Medi-Viper (2005)

By Past Nastification

The Medi-Vipers’ origin date waaaay back to the Marvel Comics run, where they popped up from time to time. They wore the old-fashioned head mirrors on their masked faces. If you’re wondering what a “head mirror” is, it’s the reflective circle on the metal band going around the Medi-Viper’s forwhead. Doctors used to wear them and I’m just old enough to have seen a few do it back when I was a kid. The Marvel Comics Medi-Vipers didn’t look exactly like this figure. This one is packed with loads of sinister detail, so going off-model was the right way to go.
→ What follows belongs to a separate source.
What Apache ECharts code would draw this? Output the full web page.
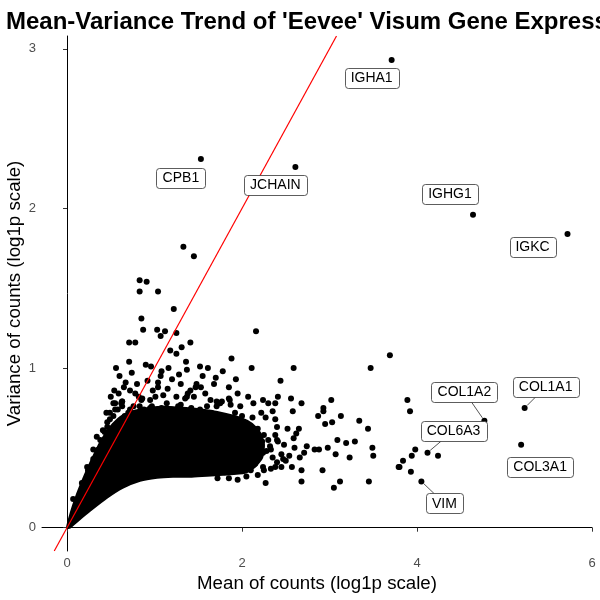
<!DOCTYPE html>
<html><head><meta charset="utf-8">
<script src="https://cdn.jsdelivr.net/npm/echarts@6/dist/echarts.min.js"></script>
<style>html,body{margin:0;padding:0;background:#fff}#c{width:600px;height:600px}</style>
</head><body><div id="c"></div>
<script>
const xTicks = [0, 2, 4, 6];
const yTicks = [0, 1, 2, 3];

// individual genes (mean, variance)
const pointMean = [1.33,1.45,0.83,0.91,0.83,1.04,1.22,0.85,0.87,1.03,1.12,1.07,1.25,0.71,0.78,1.41,1.31,1.18,2.16,3.69,
1.25,0.71,1.36,1.88,0.56,0.90,0.96,1.08,1.07,1.37,1.52,1.61,1.78,0.92,1.04,1.04,0.67,0.65,0.54,0.59,
0.78,1.47,1.53,1.68,1.85,1.41,1.38,1.10,1.25,1.01,0.82,0.86,0.53,0.62,1.85,1.87,1.71,1.75,1.45,1.35,
2.11,2.59,3.47,2.44,2.07,2.13,2.24,2.30,2.41,2.38,2.56,2.68,3.02,2.93,2.93,2.22,2.35,2.58,2.87,3.13,
3.34,2.12,2.27,2.38,2.40,2.95,3.03,3.44,2.52,2.65,2.62,2.59,2.41,3.09,3.19,3.29,2.07,2.23,2.33,2.45,
2.54,2.74,2.71,2.66,2.83,2.88,2.98,3.07,3.23,3.49,3.50,2.33,2.45,2.57,2.68,2.92,2.27,2.68,3.05,3.12,
3.45,3.79,3.89,3.92,3.98,3.94,4.24,3.84,3.80,3.93,
0.55,0.63,0.76,0.85,0.95,0.97,1.14,1.37,1.48,1.86,1.60,1.71,1.77,
0.45,0.49,0.41,0.45,0.36,0.30,0.24,0.23,0.07,0.17,0.23,0.30,0.38,0.46,0.53,0.63,
0.58,0.70,0.88,1.00,1.08,1.20,1.30,1.42,1.52,1.65,1.80,1.92,1.98,2.05,2.18,2.25,2.30,2.20,2.15,2.28,
2.35,2.40,2.25,2.18,2.05,1.95,1.85,2.10,1.72,2.38,2.48,2.50,2.60,0.66,0.78,0.95,1.14,1.35,1.60,1.72,1.88,
0.49,0.46,0.43,0.34,0.55,0.63,0.72,0.83,0.95,0.98,1.18,1.27,1.41,1.52,1.63,1.71,1.83,1.90,1.94,2.06,
2.17,2.24,2.32,2.40,2.47,2.38,2.24,2.13,2.21,2.09,1.55,
0.72,0.80,0.98,1.15,1.20,1.30,1.58,1.64,1.95,1.98,2.00,0.50,0.60,0.74,1.16,1.28,1.55,1.70,1.93];
const pointVar = [1.76,1.70,1.55,1.54,1.48,1.48,1.37,1.31,1.24,1.24,1.23,1.20,1.22,1.16,1.16,1.16,1.13,1.11,1.23,1.08,
1.09,1.04,1.04,1.06,1.00,1.02,1.01,0.98,0.95,0.99,1.01,1.00,0.98,0.92,0.91,0.88,0.91,0.88,0.86,0.84,
0.84,0.88,0.88,0.90,0.88,0.86,0.84,0.83,0.82,0.82,0.82,0.81,0.78,0.78,0.81,0.77,0.79,0.78,0.82,0.81,
1.00,1.00,1.00,0.92,0.82,0.78,0.80,0.78,0.82,0.78,0.81,0.78,0.80,0.75,0.73,0.72,0.73,0.73,0.70,0.70,
0.67,0.69,0.69,0.68,0.63,0.65,0.66,0.62,0.62,0.62,0.59,0.56,0.54,0.55,0.53,0.54,0.58,0.54,0.49,0.46,
0.45,0.51,0.47,0.44,0.49,0.49,0.50,0.46,0.44,0.50,0.45,0.37,0.38,0.38,0.36,0.36,0.28,0.29,0.25,0.29,
0.29,0.38,0.80,0.73,0.49,0.45,0.45,0.42,0.38,0.35,
0.78,0.79,0.76,0.80,0.80,0.76,0.78,0.82,0.90,0.80,0.76,0.76,0.79,
0.72,0.68,0.61,0.54,0.49,0.43,0.36,0.31,0.18,0.28,0.38,0.49,0.55,0.63,0.70,0.76,
0.74,0.72,0.74,0.73,0.75,0.74,0.77,0.75,0.73,0.72,0.70,0.72,0.67,0.64,0.62,0.58,0.55,0.45,0.40,0.48,
0.44,0.41,0.36,0.33,0.32,0.30,0.31,0.36,0.31,0.58,0.52,0.42,0.50,0.70,0.72,0.75,0.72,0.72,0.70,0.68,0.66,
0.72,0.66,0.60,0.57,0.74,0.79,0.74,0.76,0.74,0.70,0.74,0.76,0.74,0.74,0.72,0.68,0.69,0.66,0.60,0.55,
0.51,0.47,0.51,0.55,0.43,0.38,0.38,0.43,0.55,0.61,0.66,
0.86,0.90,0.86,0.87,0.93,0.90,0.84,0.80,0.84,0.76,0.70,0.82,0.95,0.97,1.00,0.96,0.95,0.94,0.93];

// outline of the saturated dense cloud of genes
const coreMean = [0.000,0.046,0.103,0.171,0.240,0.309,0.377,0.446,0.526,0.629,0.777,0.949,1.120,1.291,1.463,1.634,1.806,1.977,2.114,2.206,2.251,2.229,2.149,2.034,1.783,1.600,1.406,1.211,1.029,0.834,0.640,0.457,0.263,0.126,0.034];
const coreVar  = [0.000,0.100,0.194,0.288,0.376,0.457,0.532,0.595,0.651,0.701,0.733,0.752,0.758,0.752,0.745,0.733,0.714,0.689,0.651,0.595,0.520,0.438,0.382,0.344,0.332,0.326,0.319,0.319,0.313,0.294,0.251,0.188,0.106,0.044,0.000];

// labelled genes
const geneNames = ['IGHA1','CPB1','JCHAIN','IGHG1','IGKC','COL1A1','COL1A2','COL6A3','COL3A1','VIM'];
const geneMean  = [3.71,1.53,2.61,4.64,5.72,5.23,4.77,4.12,5.19,4.05];
const geneVar   = [2.93,2.31,2.26,1.96,1.84,0.75,0.67,0.47,0.52,0.29];

// layout of the repelled labels (pixel offsets), not data
const labelOffset = [[-20,18],[-20,19],[-20,18],[-23,-21],[-35,13],[21,-21],[-20,-29],[26,-22],[19,22],[23,22]];
const labelSegment = [false,false,false,false,false,true,true,true,false,true];

const X_MIN = -0.286, X_MAX = 6.0, Y_MIN = -0.146, Y_MAX = 3.08;
const FONT = '"Liberation Sans", Arial, sans-serif';
const LABEL_FONT = '14px "Liberation Sans", Arial, sans-serif';

const mctx = document.createElement('canvas').getContext('2d');
mctx.font = LABEL_FONT;

const chart = echarts.init(document.getElementById('c'), null, {renderer: 'canvas'});

const scatterData = pointMean.map((m, i) => [m, pointVar[i]])
  .concat(geneMean.map((m, i) => [m, geneVar[i]]));

chart.setOption({
  animation: false,
  backgroundColor: '#fff',
  title: {
    text: "Mean-Variance Trend of 'Eevee' Visum Gene Expression",
    left: 1, top: 5,
    textStyle: {fontFamily: FONT, fontSize: 24, fontWeight: 'bold', color: '#000'}
  },
  grid: {left: 42, right: 8, top: 36, bottom: 49, containLabel: false, outerBoundsMode: 'none'},
  xAxis: {
    type: 'value', min: X_MIN, max: X_MAX,
    name: 'Mean of counts (log1p scale)', nameLocation: 'middle', nameGap: 23, nameMoveOverlap: false,
    nameTextStyle: {fontFamily: FONT, fontSize: 18.7, color: '#000'},
    axisLine: {show: true, lineStyle: {color: '#000', width: 1}},
    axisTick: {show: true, customValues: xTicks, length: 4, lineStyle: {color: '#333'}},
    axisLabel: {customValues: xTicks, color: '#4d4d4d', fontSize: 13, fontFamily: FONT, margin: 6},
    splitLine: {show: false}
  },
  yAxis: {
    type: 'value', min: Y_MIN, max: Y_MAX,
    name: 'Variance of counts (log1p scale)', nameLocation: 'middle', nameGap: 18, nameMoveOverlap: false,
    nameTextStyle: {fontFamily: FONT, fontSize: 18.7, color: '#000'},
    axisLine: {show: true, lineStyle: {color: '#000', width: 1}},
    axisTick: {show: true, customValues: yTicks, length: 4, lineStyle: {color: '#333'}},
    axisLabel: {customValues: yTicks, color: '#4d4d4d', fontSize: 13, fontFamily: FONT, margin: 6},
    splitLine: {show: false}
  },
  series: [
    {
      type: 'custom', z: 1, silent: true,
      data: [[coreMean[0], coreVar[0]]],
      renderItem: function (params, api) {
        const pts = coreMean.map((m, i) => api.coord([m, coreVar[i]]));
        return {type: 'polygon', shape: {points: pts, smooth: 0.2}, style: {fill: '#000', stroke: '#000', lineWidth: 2}};
      }
    },
    {
      type: 'scatter', z: 2, silent: true,
      symbol: 'circle', symbolSize: 6,
      itemStyle: {color: '#000', opacity: 1},
      data: scatterData
    },
    {
      type: 'line', z: 3, silent: true, symbol: 'none',
      lineStyle: {color: '#ff0000', width: 1.2},
      data: [[Y_MIN, Y_MIN], [Y_MAX, Y_MAX]]
    },
    {
      type: 'custom', z: 4, silent: true,
      data: geneMean.map((m, i) => [m, geneVar[i]]),
      renderItem: function (params, api) {
        const i = params.dataIndex;
        const p = api.coord([api.value(0), api.value(1)]);
        const off = labelOffset[i];
        const cx = p[0] + off[0], cy = p[1] + off[1];
        const tw = mctx.measureText(geneNames[i]).width;
        const w = Math.round(tw + 12), h = 20;
        const children = [];
        if (labelSegment[i]) {
          const dx = p[0] - cx, dy = p[1] - cy;
          const t = Math.min((w / 2) / Math.abs(dx || 1e-6), (h / 2) / Math.abs(dy || 1e-6));
          const ex = cx + dx * t, ey = cy + dy * t;
          const L = Math.hypot(p[0] - ex, p[1] - ey);
          const sx = p[0] + (ex - p[0]) * (3.5 / L), sy = p[1] + (ey - p[1]) * (3.5 / L);
          children.push({type: 'line', shape: {x1: sx, y1: sy, x2: ex, y2: ey}, style: {stroke: '#555', lineWidth: 1}});
        }
        children.push({
          type: 'rect',
          shape: {x: Math.round(cx - w / 2) + 0.5, y: Math.round(cy - h / 2) + 0.5, width: w, height: h, r: 3},
          style: {fill: '#fff', stroke: '#333', lineWidth: 0.8}
        });
        children.push({
          type: 'text',
          style: {x: cx, y: cy + 0.5, text: geneNames[i], align: 'center', verticalAlign: 'middle',
                  font: LABEL_FONT, fill: '#000'}
        });
        return {type: 'group', children: children};
      }
    }
  ]
});
</script>
</body></html>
The Medi-Viper is a wonderful figure. It’s one of the rare figures that visually connects the ARAH run to the Modern Era run. A New Sculpt figure with no real proportion issues, it could almost blend in with ARAH figures, given away only by the plastic arm rivets and the soft flexible “skirt” portion of the scrubs. The legs are just a tad too long in the thighs, but only enough to make the figure look tall and lean, but not deformed. The crisply sculpted details and long legs help it bridge nicely with Modern Era figures, too. You can’t lose with the Medi-Viper.

The uniform is 70% surgical scrubs, 20% mad scientist weirdness and 10% military. This is a Cobra medical trooper ready to help Dr. Mindbender do some genetic tampering on a captive or to do battlefield surgery on a wounded Viper. The uniform’s base color is a green that’s one step towards removed from teal towards olive. It’s green, but not a green that the Joes would use. Too antiseptic.

(Okay, someone go ahead and tell me which Joe has exactly this shade of green.)

I have to admit that until I did some yojoe.com reference check for this review I forgot that the body is a recycle of the 2003 Scalpel body. It works perfectly for Scalpel and for a Medi-Vipers. It’s reasonable that they’d have identical uniforms. The coloring on each figure is just different enough- and close enough- that they seem to be co-workers on some level.

The sculpted-on gear includes the head mirror with some communication tech stuff on it, an armband of miniature medical vials (although they could just bullets), a chest plate with surgical instruments, knee pads, and durable work boots. The surgical instruments are a bit too Klingon in shape, but it’s a nice touch anyway and it does give a bit of “bad guy” dazzle.

The included gear includes a rifle, a knife, a flip-down surgical saw (attached to the wrist), and a backpack… thing. The backpack thing is nonsensical. It has shoulder pads and metal arms resembling pick axes, which yojoe.com refers to as “carry hooks”. To carry wounded soldiers off a battlefield? I really don’t know. Scalpel also came with the backpack thing and the carry hooks.

The best thing to do with the backpack thing and the carry hooks is to keep them off of the figure. The backpack thing doesn’t fit very well. This could be from the plastic starting to warp after 14 years. I can’t remember if plugged in better in 2005 or not. Either way, they detract from what’s already a great design. But if you happen to enjoy the extra bump of creepy the carry hooks provide, keep them on! Unlike the carry hooks, the “skirt” looks good, but it limits the leg/hip movement a bit.

Unlike so many of the New Sculpt figures, this one has aged particularly well. The colors, the sculpt, and the nominal Marvel influence all serve this figure well.

One comment

  • I don’t get the shoulder pads/pack thing. There’s some “new sculpt” era cliches, such as the knee pads (with no straps) and the bicep swivel arm band (only one side, though). And the plastic skirts that choose form over function.

    I’d have liked ARAH Medi-Viper, but this was better than none…since it hasn’t been revisited since. It would be interesting if the factory customizers could cobble something, using this head modified and Battle Corps Lifeline?